Para muchos bolivianos resulta gracioso escuchar a los extranjeros preguntar por qué no nos hemos volcado al campo mientras duró el gobierno indígena que debería haber sido eminentemente rural, casi como gobernar desde tierra adentro (aunque parezca una locura muchos llegamos a pensar eso cuando se instaló el tal “proceso de cambio” hace 14 años). Y es que nada mejoró, por eso cuando uno piensa en irse a vivir allá, los demás siguen asumiendo que uno fracasó en la ciudad y se va para retroceder, involucionar, decrecer e inferiorizarse, es decir, perder estatus y supuestos privilegios urbanos.

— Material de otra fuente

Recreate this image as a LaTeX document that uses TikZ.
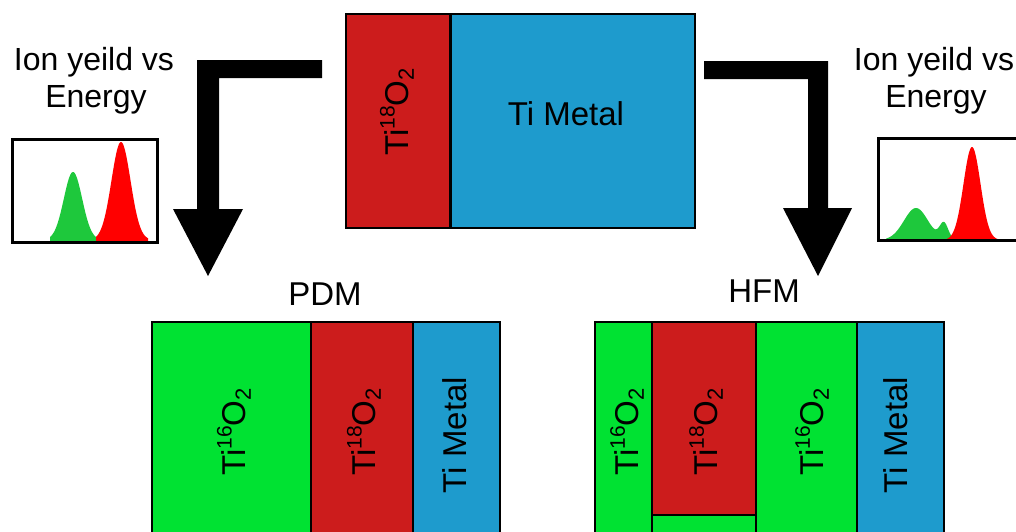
\documentclass[tikz,border=0pt]{standalone}
\usepackage{fontspec}
\setmainfont{Liberation Sans}
\definecolor{boxgreen}{RGB}{0,226,50}
\definecolor{boxred}{RGB}{204,28,28}
\definecolor{boxblue}{RGB}{30,155,205}
\definecolor{peakred}{RGB}{255,0,0}
\definecolor{peakgreen}{RGB}{30,200,60}
\newcommand{\tiox}[1]{Ti\raisebox{0.8ex}{\fontsize{21}{21}\selectfont #1}O\raisebox{-0.3ex}{\fontsize{22}{22}\selectfont 2}}
\begin{document}
\begin{tikzpicture}[x=1pt,y=-1pt,
  col/.style={draw=black,line width=2pt},
  frame/.style={draw=black,line width=3pt},
  big/.style={font=\fontsize{33}{40}\selectfont,inner sep=0pt},
  lab/.style={font=\fontsize{32}{38}\selectfont,inner sep=0pt,anchor=base},
  vert/.style={big,rotate=90,anchor=center},
  bigarrow/.style={fill=black,draw=none}]
\useasboundingbox (0,0) rectangle (1016,531);
\clip (0,0) rectangle (1016,531);
\fill[white] (0,0) rectangle (1016,531);

% top sample
\draw[col,fill=boxred] (346,14) rectangle (450,228);
\draw[col,fill=boxblue] (450,14) rectangle (695,228);
\draw[black,line width=3pt] (450,14) -- (450,228);
\node[vert] (topox) at (397,112) {\tiox{18}};
\node[big,anchor=base] (topmet) at (566,125) {Ti Metal};

% arrows
\coordinate (la) at (322,60);
\coordinate (ra) at (704,61);
\fill[bigarrow] (la) -- (197,60) -- (197,209) -- (173,209) -- (208,276) -- (243,209) -- (219,209) -- (219,78) -- (322,78) -- cycle;
\fill[bigarrow] (ra) -- (828,61) -- (828,208) -- (852,208) -- (818,276) -- (783,208) -- (808,208) -- (808,79) -- (704,79) -- cycle;

% labels
\node[lab] (ionL) at (94,70) {Ion yeild vs};
\node[lab] (enL) at (96,107) {Energy};
\node[lab] (ionR) at (934,70) {Ion yeild vs};
\node[lab] (enR) at (936,107) {Energy};

% left inset graph
\fill[peakgreen] (50,241) -- plot[domain=50:97,samples=80] (\x,{240-68*exp(-((\x-73)/13)*((\x-73)/13))}) -- (97,241) -- cycle;
\fill[peakred] (96,241) -- plot[domain=96:148,samples=80] (\x,{240-98*exp(-((\x-121)/13.5)*((\x-121)/13.5))}) -- (148,241) -- cycle;
\draw[frame] (12,139) rectangle (157,242);

% right inset graph
\fill[peakgreen] (886,241) -- plot[domain=886:952,samples=100] (\x,{240-32*exp(-((\x-916)/17)*((\x-916)/17))-16*exp(-((\x-944)/6)*((\x-944)/6))}) -- (952,241) -- cycle;
\fill[peakred] (947,241) -- plot[domain=947:998,samples=80] (\x,{240-93*exp(-((\x-972)/12)*((\x-972)/12))}) -- (998,241) -- cycle;
\draw[frame] (878,138) rectangle (1040,240);

% PDM
\node[big,anchor=base] (pdm) at (325,305) {PDM};
\draw[col,fill=boxgreen] (152,322) rectangle (311,550);
\draw[col,fill=boxred] (311,322) rectangle (413,550);
\draw[col,fill=boxblue] (413,322) rectangle (500,550);
\node[vert] (pdmA) at (234,432) {\tiox{16}};
\node[vert] (pdmB) at (364,432) {\tiox{18}};
\node[vert] (pdmC) at (455,435) {Ti Metal};

% HFM
\node[big,anchor=base] (hfm) at (764,302) {HFM};
\draw[col,fill=boxgreen] (595,322) rectangle (652,550);
\draw[col,fill=boxred] (652,322) rectangle (756,515);
\draw[col,fill=boxgreen] (652,515) rectangle (756,550);
\draw[col,fill=boxgreen] (756,322) rectangle (857,550);
\draw[col,fill=boxblue] (857,322) rectangle (944,550);
\node[vert] (hfmA) at (627,432) {\tiox{16}};
\node[vert] (hfmB) at (706,432) {\tiox{18}};
\node[vert] (hfmC) at (812,432) {\tiox{16}};
\node[vert] (hfmD) at (896,435) {Ti Metal};
\end{tikzpicture}
\end{document}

A pesar de ello, el deseo refulge en medio de la asfixia y quienes ya no soportan la ciudad se preguntan cómo ruralizarse sin inferiorizarse. Por eso observan apasionadamente algunas soluciones interpuestas por el campo, como la denominada doble residencia muy estudiada por la Fundación Tierra y el CIDES, y es que así han resuelto los rurales las necesidades de relacionarse con la ciudad, viviendo en ambos lugares sometiendo al tiempo en una alternancia constante de multirutinas a lo largo del año, combinando los roles naturales de género, inventando la plurieconomía y alternando la educación formal de los hijos entre la primaria rural y la secundaria citadina, las tareas temporales entre siembra, cosecha, lluvias, invierno, fiestas y los cargos obligatorios en el directorio de la comunidad que atienden los asuntos de interés común conformando la estructura orgánica social más grande que existe en el país.

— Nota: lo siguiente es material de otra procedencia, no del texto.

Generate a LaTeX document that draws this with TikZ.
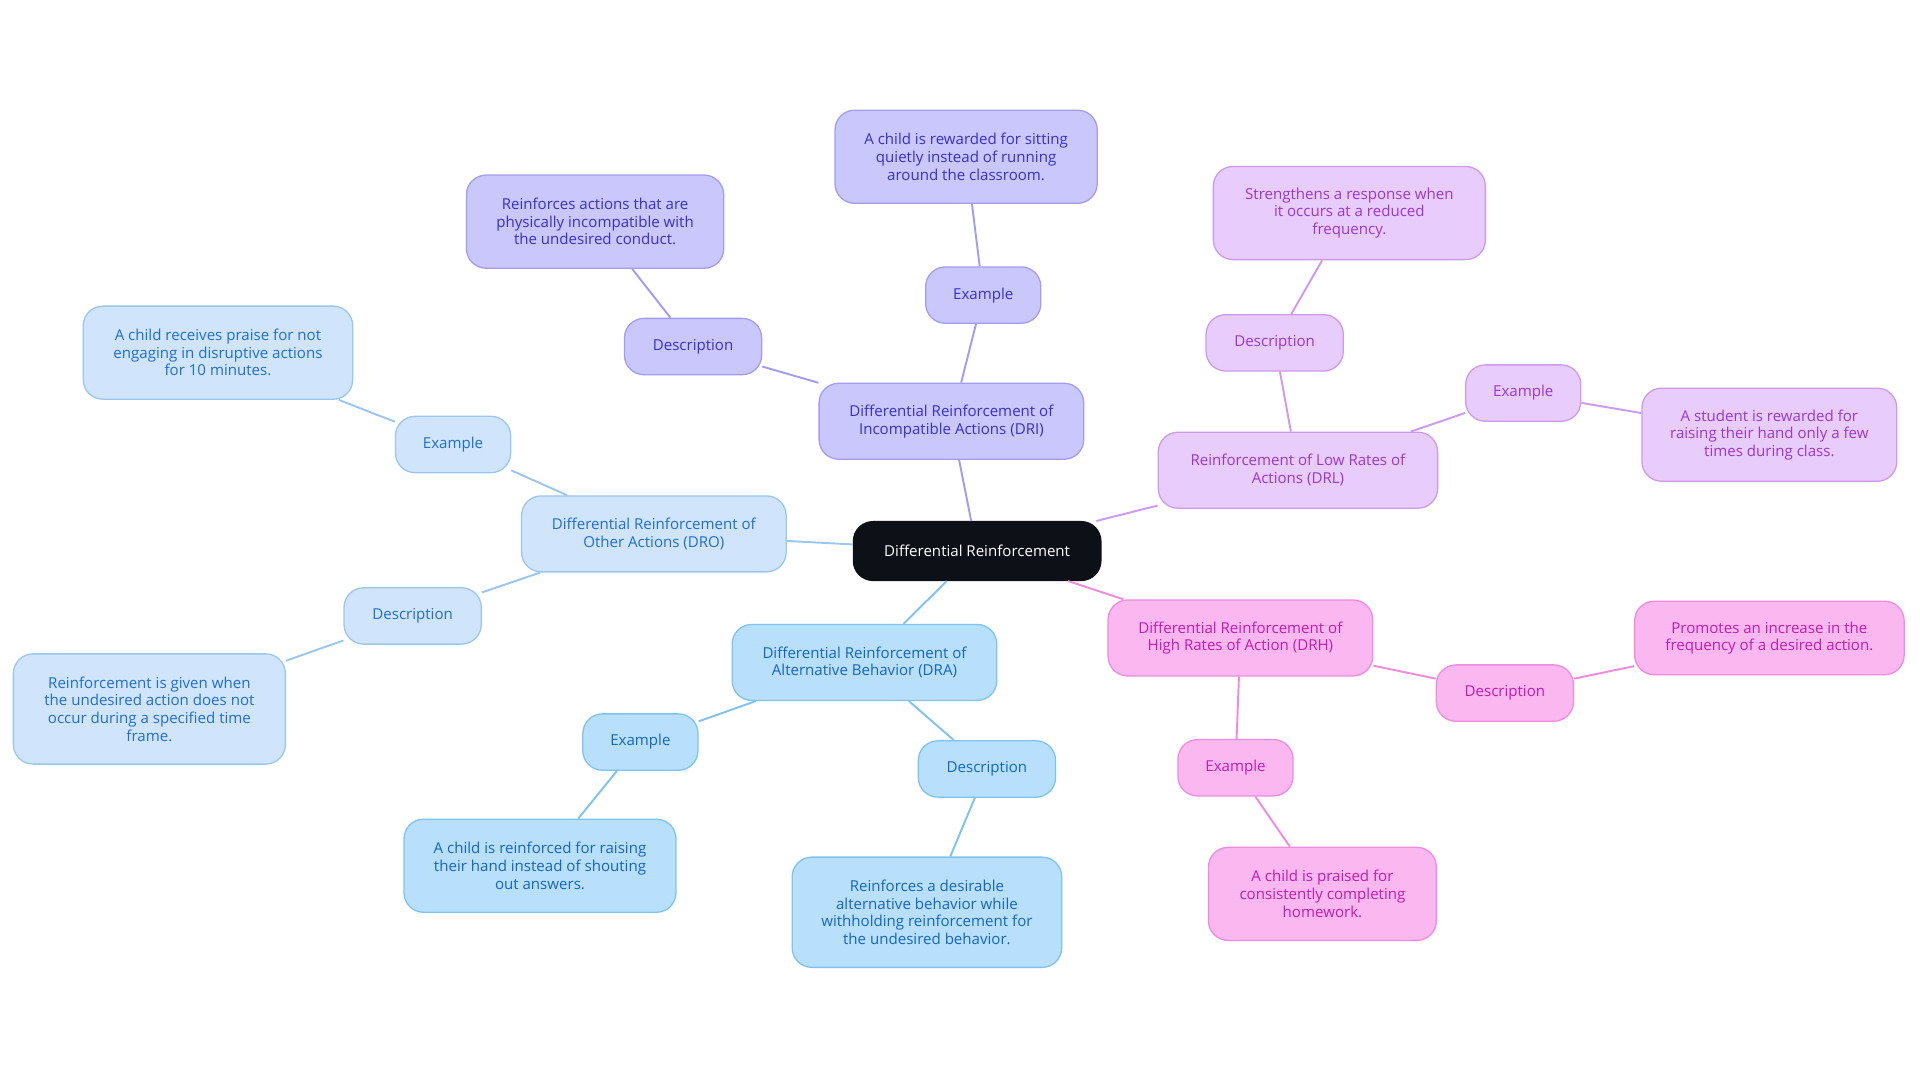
\documentclass[tikz,border=0pt]{standalone}
\usepackage{fontspec}
\setmainfont{Open Sans}
\usepackage{xcolor}
\usetikzlibrary{positioning}
\definecolor{rootfill}{HTML}{0D1117}
\definecolor{drifill}{HTML}{C9C7FC}\definecolor{drieage}{HTML}{A49CF2}\definecolor{dritext}{HTML}{3B2FC9}
\definecolor{drlfill}{HTML}{E8CCFB}\definecolor{drledge}{HTML}{CC9AF2}\definecolor{drltext}{HTML}{9A37D0}
\definecolor{drhfill}{HTML}{FBB7EF}\definecolor{drhedge}{HTML}{F08BDF}\definecolor{drhtext}{HTML}{C31CB0}
\definecolor{drafill}{HTML}{B8DFFC}\definecolor{draedge}{HTML}{7EC3F2}\definecolor{dratext}{HTML}{1566C0}
\definecolor{drofill}{HTML}{D0E4FB}\definecolor{droedge}{HTML}{9CC6F2}\definecolor{drotext}{HTML}{1E6FD0}

\begin{document}
\begin{tikzpicture}[x=0.01cm, y=-0.01cm,
    bubble/.style={rectangle, rounded corners=0.16cm, draw, line width=0.3pt, align=center,
      inner sep=0pt, font=\fontsize{3.5}{4.1}\selectfont},
    dri/.style={bubble, fill=drifill, draw=drieage, text=dritext},
    drl/.style={bubble, fill=drlfill, draw=drledge, text=drltext},
    drh/.style={bubble, fill=drhfill, draw=drhedge, text=drhtext},
    dra/.style={bubble, fill=drafill, draw=draedge, text=dratext},
    dro/.style={bubble, fill=drofill, draw=droedge, text=drotext},
    link/.style={line width=0.45pt}
]
\useasboundingbox (0,0) rectangle (1568,884);
% Root
\node[bubble, fill=rootfill, draw=rootfill, text=white, minimum width=2.02cm, minimum height=0.48cm] (root) at (798,450) {Differential Reinforcement};

% DRI
\node[dri, minimum width=2.16cm, minimum height=0.62cm] (dri) at (777,344) {Differential Reinforcement of\\Incompatible Actions (DRI)};
\node[dri, minimum width=1.12cm, minimum height=0.46cm] (dridesc) at (566,283) {Description};
\node[dri, minimum width=2.10cm, minimum height=0.76cm] (dridesctext) at (486,181) {Reinforces actions that are\\physically incompatible with\\the undesired conduct.};
\node[dri, minimum width=0.94cm, minimum height=0.46cm] (driex) at (803,241) {Example};
\node[dri, minimum width=2.14cm, minimum height=0.76cm] (driextext) at (789,128) {A child is rewarded for sitting\\quietly instead of running\\around the classroom.};

% DRL
\node[drl, minimum width=2.28cm, minimum height=0.62cm] (drl) at (1060,384) {Reinforcement of Low Rates of\\Actions (DRL)};
\node[drl, minimum width=1.12cm, minimum height=0.46cm] (drldesc) at (1041,280) {Description};
\node[drl, minimum width=2.22cm, minimum height=0.76cm] (drldesctext) at (1102,174) {Strengthens a response when\\it occurs at a reduced\\frequency.};
\node[drl, minimum width=0.94cm, minimum height=0.46cm] (drlex) at (1244,321) {Example};
\node[drl, minimum width=2.08cm, minimum height=0.76cm] (drlextext) at (1445,355) {A student is rewarded for\\raising their hand only a few\\times during class.};

% DRH
\node[drh, minimum width=2.16cm, minimum height=0.62cm] (drh) at (1013,521) {Differential Reinforcement of\\High Rates of Action (DRH)};
\node[drh, minimum width=1.12cm, minimum height=0.46cm] (drhdesc) at (1229,566) {Description};
\node[drh, minimum width=2.20cm, minimum height=0.60cm] (drhdesctext) at (1445,521) {Promotes an increase in the\\frequency of a desired action.};
\node[drh, minimum width=0.94cm, minimum height=0.46cm] (drhex) at (1009,627) {Example};
\node[drh, minimum width=1.86cm, minimum height=0.76cm] (drhextext) at (1080,730) {A child is praised for\\consistently completing\\homework.};

% DRA
\node[dra, minimum width=2.16cm, minimum height=0.62cm] (dra) at (706,541) {Differential Reinforcement of\\Alternative Behavior (DRA)};
\node[dra, minimum width=0.94cm, minimum height=0.46cm] (draex) at (523,606) {Example};
\node[dra, minimum width=2.22cm, minimum height=0.76cm] (draextext) at (441,707) {A child is reinforced for raising\\their hand instead of shouting\\out answers.};
\node[dra, minimum width=1.12cm, minimum height=0.46cm] (dradesc) at (806,628) {Description};
\node[dra, minimum width=2.20cm, minimum height=0.90cm] (dradesctext) at (757,745) {Reinforces a desirable\\alternative behavior while\\withholding reinforcement for\\the undesired behavior.};

% DRO
\node[dro, minimum width=2.16cm, minimum height=0.62cm] (dro) at (534,436) {Differential Reinforcement of\\Other Actions (DRO)};
\node[dro, minimum width=0.94cm, minimum height=0.46cm] (droex) at (370,363) {Example};
\node[dro, minimum width=2.20cm, minimum height=0.76cm] (droextext) at (178,288) {A child receives praise for not\\engaging in disruptive actions\\for 10 minutes.};
\node[dro, minimum width=1.12cm, minimum height=0.46cm] (drodesc) at (337,503) {Description};
\node[dro, minimum width=2.22cm, minimum height=0.90cm] (drodesctext) at (122,579) {Reinforcement is given when\\the undesired action does not\\occur during a specified time\\frame.};

% Links
\draw[link, drieage] (root) -- (dri) (dri) -- (dridesc) -- (dridesctext) (dri) -- (driex) -- (driextext);
\draw[link, drledge] (root) -- (drl) (drl) -- (drldesc) -- (drldesctext) (drl) -- (drlex) -- (drlextext);
\draw[link, drhedge] (root) -- (drh) (drh) -- (drhdesc) -- (drhdesctext) (drh) -- (drhex) -- (drhextext);
\draw[link, draedge] (root) -- (dra) (dra) -- (draex) -- (draextext) (dra) -- (dradesc) -- (dradesctext);
\draw[link, droedge] (root) -- (dro) (dro) -- (droex) -- (droextext) (dro) -- (drodesc) -- (drodesctext);
\end{tikzpicture}
\end{document}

Entonces, así como ellos han creado el código ruralurbano que les permite transitar fluidamente entre ambos mundos, tiene que ser posible encontrar la manera de establecer una vida rural migrando desde las ciudades, para quien ha perdido los vínculos campesinos pero quiere desprenderse de la burbuja urbana y alcanzar plenitud en las montañas, en los valles o en la selva, sin cargar culpas ni pagar precios innecesarios, sino simplemente cumplir el sueño en vida del gran retorno a la naturaleza e integrarse a la biodiversidad como digno ser vivo, despojándose de la contaminación y de los prejuicios sociales, haciéndose cargo de gestionar su propio oxígeno cada día, sin miedo.

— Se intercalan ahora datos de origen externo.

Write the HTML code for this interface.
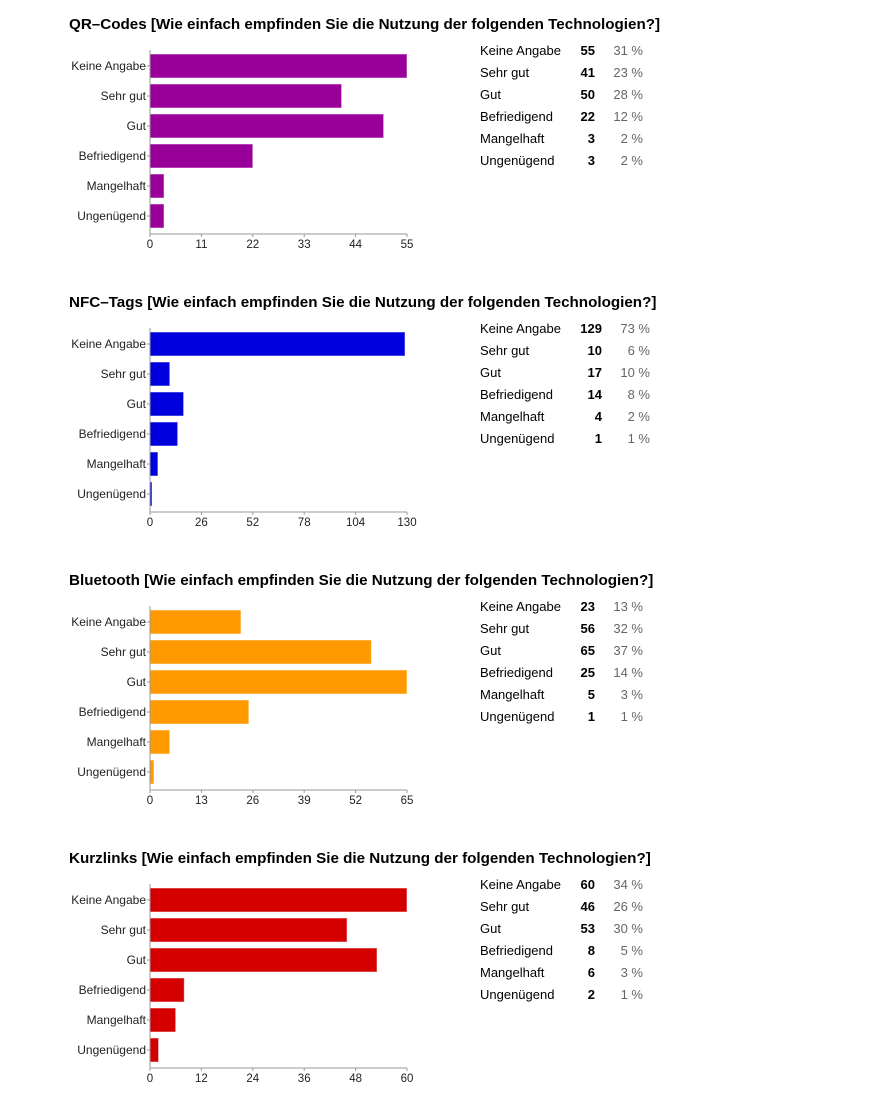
<!DOCTYPE html>
<html><head><meta charset="utf-8"><style>
body{margin:0;background:#fff;font-family:"Liberation Sans",sans-serif;}
svg{display:block}
</style></head><body>
<svg id="s" width="883" height="1103"></svg>
<script>
const categories=["Keine Angabe","Sehr gut","Gut","Befriedigend","Mangelhaft","Ungenügend"];
const titles=["QR–Codes [Wie einfach empfinden Sie die Nutzung der folgenden Technologien?]","NFC–Tags [Wie einfach empfinden Sie die Nutzung der folgenden Technologien?]","Bluetooth [Wie einfach empfinden Sie die Nutzung der folgenden Technologien?]","Kurzlinks [Wie einfach empfinden Sie die Nutzung der folgenden Technologien?]"];
const qrValues=[55,41,50,22,3,3];
const nfcValues=[129,10,17,14,4,1];
const btValues=[23,56,65,25,5,1];
const klValues=[60,46,53,8,6,2];
const qrPct=["31 %","23 %","28 %","12 %","2 %","2 %"];
const nfcPct=["73 %","6 %","10 %","8 %","2 %","1 %"];
const btPct=["13 %","32 %","37 %","14 %","3 %","1 %"];
const klPct=["34 %","26 %","30 %","5 %","3 %","1 %"];
const axisMax=[55,130,65,60];
const colors=["#990099","#0000dd","#ff9900","#d40000"];
const allValues=[qrValues,nfcValues,btValues,klValues];
const allPct=[qrPct,nfcPct,btPct,klPct];
const countRight=[595,602,595,595];
const pctRight=[643,650,643,643];
const NS="http://www.w3.org/2000/svg";
const svg=document.getElementById('s');
function mk(tag,attrs,parent,text){const e=document.createElementNS(NS,tag);for(const k in attrs)e.setAttribute(k,attrs[k]);if(text!==undefined)e.textContent=text;parent.appendChild(e);return e;}
const x0=150,x1=407;
allValues.forEach((vals,c)=>{
  const oy=c*278;
  const g=mk('g',{},svg);
  
  
  const t=mk('text',{x:69,y:oy+29,'font-size':15.2,'font-weight':'bold',fill:'#000'},g,titles[c]);
  
  
  const xs=v=>x0+v/axisMax[c]*(x1-x0);
  const ys=i=>oy+66+i*30;
  vals.forEach((v,i)=>{
    const r=mk('rect',{x:x0,y:ys(i)-12,width:Math.max(xs(v)-x0,1),height:24,fill:colors[c],stroke:'#fff','stroke-opacity':0.5,'stroke-width':1},g);
    
    
    const l=mk('text',{x:x0-4,y:ys(i)+4,'font-size':12,'text-anchor':'end',fill:'#222'},g,categories[i]);
    
    
    mk('line',{x1:x0-3,x2:x0,y1:ys(i),y2:ys(i),stroke:'#999'},g);
    const ty=oy+50+i*22;
    const a=mk('text',{x:480,y:ty+5,'font-size':13,fill:'#000'},g,categories[i]);
    
    
    const b=mk('text',{x:countRight[c],y:ty+5,'font-size':13,'font-weight':'bold','text-anchor':'end',fill:'#000'},g,String(v));
    
    
    const p=mk('text',{x:pctRight[c],y:ty+5,'font-size':13,'text-anchor':'end',fill:'#666'},g,allPct[c][i]);
    
    
  });
  const ax=mk('line',{x1:x0,x2:x0,y1:oy+50,y2:oy+234,stroke:'#999'},g);
  
  
  const bx=mk('line',{x1:x0,x2:x1,y1:oy+234,y2:oy+234,stroke:'#999'},g);
  
  
  for(let k=0;k<=5;k++){
    const v=axisMax[c]/5*k;
    mk('line',{x1:xs(v),x2:xs(v),y1:oy+234,y2:oy+237,stroke:'#999'},g);
    const tl=mk('text',{x:xs(v),y:oy+248,'font-size':11.5,'text-anchor':'middle',fill:'#222'},g,String(v));
    
    
  }
});
</script>
</body></html>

El campo y la ciudad han sido siempre dos opuestos culturales, biológicos y antropológicos, pero ha llegado la hora saludable de diluir esa dicotomía para descubrir la gama de matices que, en lugar de enfrentar pueden enriquecer las posibilidades y dejar de cargar sobre las espaldas del campo la eterna subvención alimentaria a las ciudades, a lo cual ahora hay que sumar en costos económicos el agua y el aire que las ciudades malconsumen y no regeneran.

Por eso, plantearse cruzar al otro lado y asumir la tarea de la producción de la vida es un reto así como una opción que debería dar orgullo y no vergüenza, por la monumental responsabilidad no entendida que significa proteger la naturaleza, ese trabajo limpio que nadie quiere pero que todos exigimos.